Die A-dur Violinsonate von César Franck zählt fraglos zu den feinsten und anspruchsvollsten ihrer Gattung. Auch sie war ursprünglich ein Hochzeitsgeschenk, das Franck 1886 im Alter von 63 Jahren für den damals erst 28-jährigen belgischen Violinisten und Komponisten Eugène Ysaÿe und seine Braut Louise Bourdeau de Courtrai schrieb. Der Komponist konnte selbst bei der Hochzeit nicht dabei sein und ließ die Noten durch einen Freund überreichen, dessen Schwägerin Marie-Léontine Bordes-Pène die Sonate nach einer sicher äußerst flüchtigen Probe zusammen mit Ysaÿe den Hochzeitsgästen präsentierte.

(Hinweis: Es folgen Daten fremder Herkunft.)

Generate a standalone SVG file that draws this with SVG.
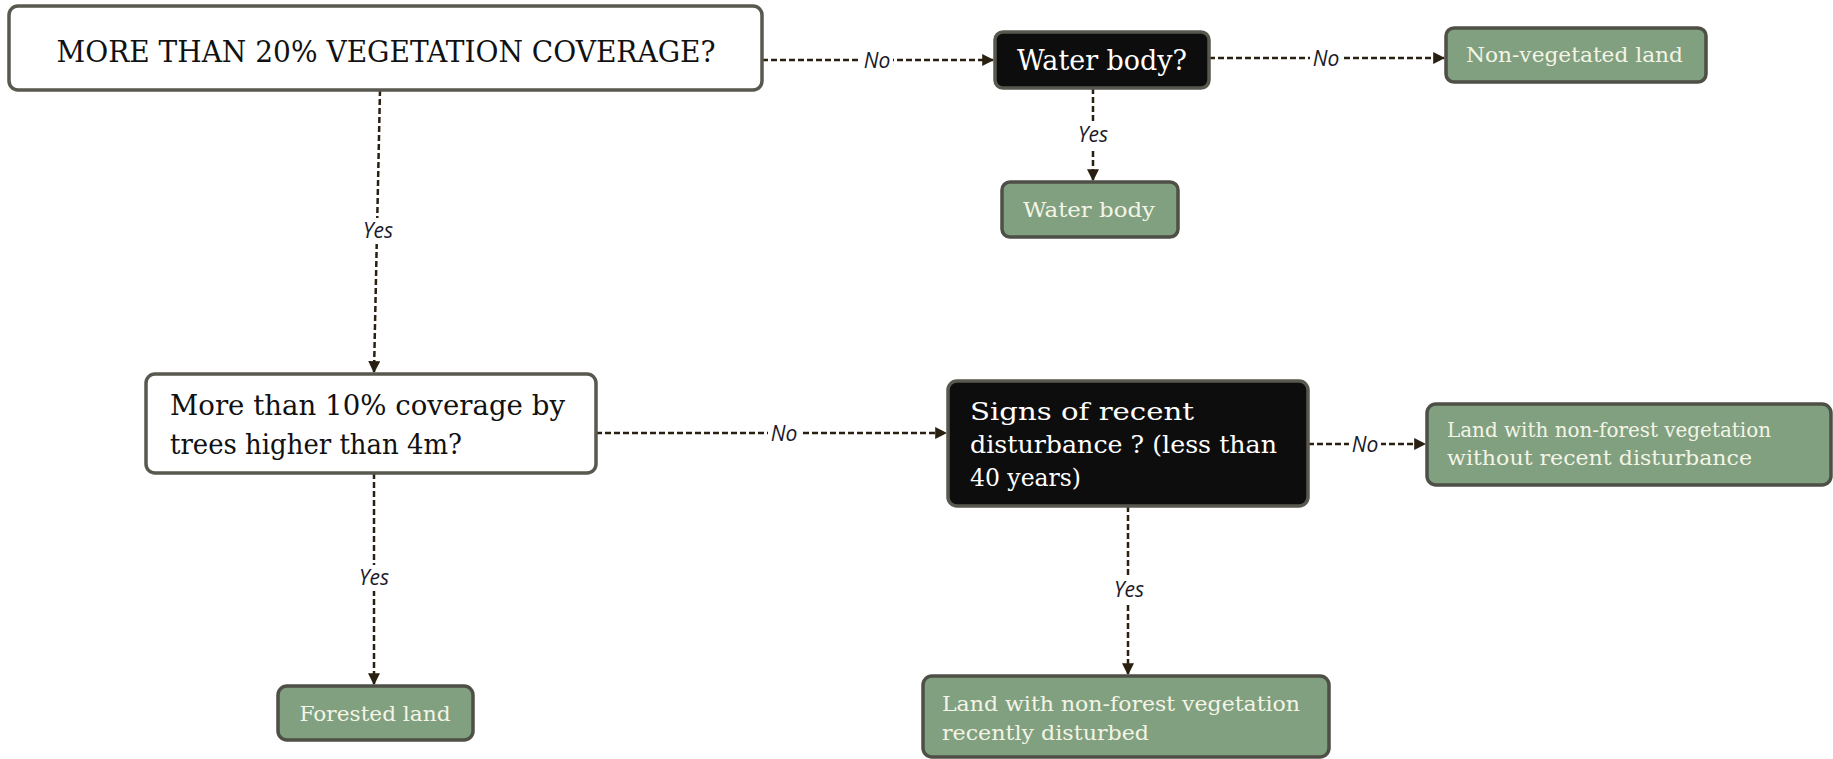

Man mag sich nicht vorstellen, wie das wohl geklungen haben mag, ist doch der Klavierpart besonders im letzten Satz äußerst anspruchsvoll. Und dann hatte auch die eigentliche Uraufführung im Dezember 1886 mit ungewöhnlichen Hindernissen zu kämpfen: Sie fand in einem Kunstmuseum in Brüssel statt, dessen Leitung kein künstliches Licht erlaubte. So mussten Ysaÿe und seine Begleiterin die drei letzten Sätze im Dunkeln und auswendig spielen, was den Erfolg womöglich noch steigerte und ins Legendäre trieb. César Franck starb schon vier Jahre später, Eugène Ysaÿe aber spielte die Sonate in seiner über 40-jährigen Weltkarriere immer wieder und machte sie und ihren Komponisten damit berühmt.
Sophie Müller und Cornelia Neuwirth arbeiteten die dramatisch-romantischen Höhepunkte wie auch die harmonischen Feinheiten und die Zartheit im dritten Satz wunderbar heraus und wurden mit anhaltendem, herzlichem Applaus und auch einigen Bravos belohnt. Mit einer Bearbeitung des „Ave Maria“ von Gabriel Fauré bedankten sie sich und entließen ihr Publikum, das wieder einmal herausragende Kammermusik in Glashütten erleben durfte und hoffentlich fleißig im Freundes- und Bekanntenkreis für diese Konzerte wirbt.